We had a 1939 Chevrolet with running boards and large door handles. Dad would let me guide the bike with one hand and hold on the to car by the handle. We would drive home several blocks that way. Can you imagine letting a nine-year-old John hang on to the car like that? I was as good as you were on a bike at that age and Dad would simply tell mom, “hell, he can handle the damned thing and I won’t guide him into a car.”
Remember, these were the days of 26-inch bikes with big handlebars and balloon tires. I learned to ride one of these monsters when I was eight.
Memories: Here’s one: One of the folks’ livelong friends was a guy named Carroll Riddle. They met at the Cotton Mill and that friendship lasted 50 years. Dad and Carroll later worked at American Airlines and rode with each other for years. Anyway, Carroll came bursting to our house at 209 one night to breathlessly tell mom that her name had been drawn at the Star Theater to win $300. Carroll knew that winner would be called at the Harmony later so Mom hustled down, bought a ticket and was there when they called her name. You tell me the equivalent to $300 in 1944! Carroll wouldn’t take a dime, but got more than $300 out of telling the story for the next 40 years.
I was virtually reared in those theaters. I remember Dad taking me to see King Kong at the Harmony and both of them taking me to see Gone With The Wind at the Harmony when it first came out. The movie was made in 1939 and it probably hit Sand Springs in 1940. Mom roasted peanuts and took a jug of water because we had been warned that the movie was four hours’ long.

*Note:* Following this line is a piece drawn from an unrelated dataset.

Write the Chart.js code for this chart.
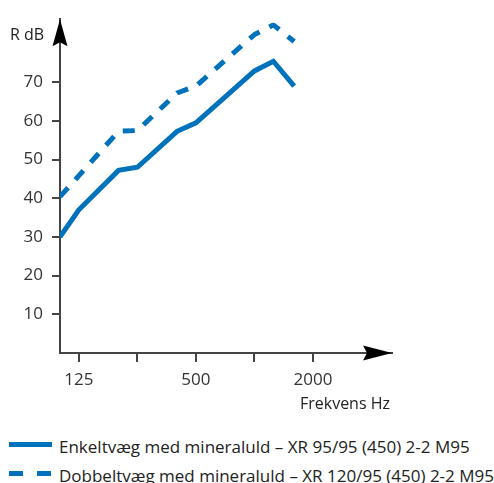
<!DOCTYPE html>
<html>
<head>
<meta charset="utf-8">
<script src="https://cdn.jsdelivr.net/npm/chart.js@4"></script>
<style>
  body { margin: 0; background: #fff; font-family: "Open Sans", sans-serif; }
  #wrap { position: relative; width: 494px; height: 483px; overflow: hidden; }
  canvas { position: absolute; left: 0; top: 0; }
  .key { position: absolute; left: 9px; width: 43px; height: 5px; }
  .txt { position: absolute; left: 59px; font-size: 17px; line-height: 20px; color: #222; white-space: nowrap; }
</style>
</head>
<body>
<div id="wrap">
  <canvas id="chart" width="494" height="420"></canvas>
  <div class="key" id="key1" style="top:442px"></div>
  <div class="txt" id="txt1" style="top:437px"></div>
  <div class="key" id="key2" style="top:471px"></div>
  <div class="txt" id="txt2" style="top:466px"></div>
</div>
<script>
// frequencies in Hz, values in dB
const singleFreq = [100, 125, 200, 250, 400, 500, 1000, 1250, 1600];
const singleDb   = [30, 37, 47.2, 48, 57.3, 59.5, 72.9, 75.4, 69];
const doubleFreq = [100, 200, 250, 400, 500, 1000, 1250, 1600];
const doubleDb   = [40.4, 57.3, 57.5, 67.2, 69, 82.3, 84.8, 80.5];

const xTicks = [125, 250, 500, 1000, 2000];
const xLabels = [125, 500, 2000];
const yTicks = [10, 20, 30, 40, 50, 60, 70];

const seriesNames = [
  'Enkeltvæg med mineraluld – XR 95/95 (450) 2-2 M95',
  'Dobbeltvæg med mineraluld – XR 120/95 (450) 2-2 M95',
];

const blue = '#0072bc';
const axisColor = '#444';
const font = '"Open Sans", sans-serif';

const toPoints = (xs, ys) => xs.map((x, i) => ({ x, y: ys[i] }));

// axis arrows and the two axis captions
const arrows = {
  id: 'arrows',
  afterDraw(chart) {
    const { ctx, chartArea: a } = chart;
    ctx.save();
    ctx.fillStyle = '#000';
    ctx.beginPath();
    ctx.moveTo(a.left, a.top);
    ctx.lineTo(a.left + 7.5, a.top + 27);
    ctx.lineTo(a.left, a.top + 23);
    ctx.lineTo(a.left - 7.5, a.top + 27);
    ctx.closePath();
    ctx.fill();

    ctx.beginPath();
    ctx.moveTo(a.right, a.bottom);
    ctx.lineTo(a.right - 29, a.bottom - 7.5);
    ctx.lineTo(a.right - 25, a.bottom);
    ctx.lineTo(a.right - 29, a.bottom + 7.5);
    ctx.closePath();
    ctx.fill();

    ctx.fillStyle = '#222';
    ctx.font = '16px ' + font;
    ctx.textAlign = 'left';
    ctx.textBaseline = 'alphabetic';
    ctx.fillText('R dB', 10, 40);
    ctx.textAlign = 'right';
    ctx.fillText('Frekvens Hz', 390, 409);
    ctx.restore();
  }
};

new Chart(document.getElementById('chart'), {
  type: 'line',
  data: {
    datasets: [
      {
        label: seriesNames[0],
        data: toPoints(singleFreq, singleDb),
        borderColor: blue,
        borderWidth: 5,
        borderJoinStyle: 'miter',
        pointRadius: 0,
        fill: false,
        tension: 0,
      },
      {
        label: seriesNames[1],
        data: toPoints(doubleFreq, doubleDb),
        borderColor: blue,
        borderWidth: 5,
        borderDash: [12, 11],
        borderJoinStyle: 'bevel',
        pointRadius: 0,
        fill: false,
        tension: 0,
      },
    ],
  },
  options: {
    responsive: false,
    animation: false,
    layout: { padding: { top: 10, right: 102, left: 0, bottom: 0 } },
    plugins: { legend: { display: false }, tooltip: { enabled: false } },
    scales: {
      x: {
        type: 'logarithmic',
        min: 100,
        max: 5095,
        afterFit: s => { s.height = 67; },
        afterBuildTicks: s => { s.ticks = xTicks.map(v => ({ value: v })); },
        border: { color: axisColor, width: 2 },
        grid: { drawOnChartArea: false, color: axisColor, lineWidth: 2, tickLength: 9 },
        ticks: {
          autoSkip: false,
          maxRotation: 0,
          padding: 8,
          color: '#333',
          font: { family: font, size: 17 },
          callback: v => (xLabels.includes(v) ? String(v) : ''),
        },
      },
      y: {
        min: 0,
        max: 86.27,
        afterFit: s => { s.width = 60; },
        afterBuildTicks: s => { s.ticks = yTicks.map(v => ({ value: v })); },
        border: { color: axisColor, width: 2 },
        grid: { drawOnChartArea: false, color: axisColor, lineWidth: 2, tickLength: 8 },
        ticks: {
          padding: 9,
          color: '#333',
          font: { family: font, size: 17 },
          callback: v => String(v),
        },
      },
    },
  },
  plugins: [arrows],
});

document.getElementById('key1').style.background = blue;
document.getElementById('key2').style.background =
  'repeating-linear-gradient(to right, ' + blue + ' 0 14.5px, transparent 14.5px 28px)';
document.getElementById('txt1').textContent = seriesNames[0];
document.getElementById('txt2').textContent = seriesNames[1];
</script>
</body>
</html>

Alex and I agree that our morals were probably shaped more by Hollywood than the church. At the movies, we learned that bad guys always get it in the end, good guys always play fair and get the girl and that real men are peace loving until provoked. We suspected a lot about sex but it was very sedate and pristine on the screen.
Did I ever go to a movie there, indeed!
I often watch an old movie and remember that I saw the damned thing when it was first released. Makes me nostalgic ---and old!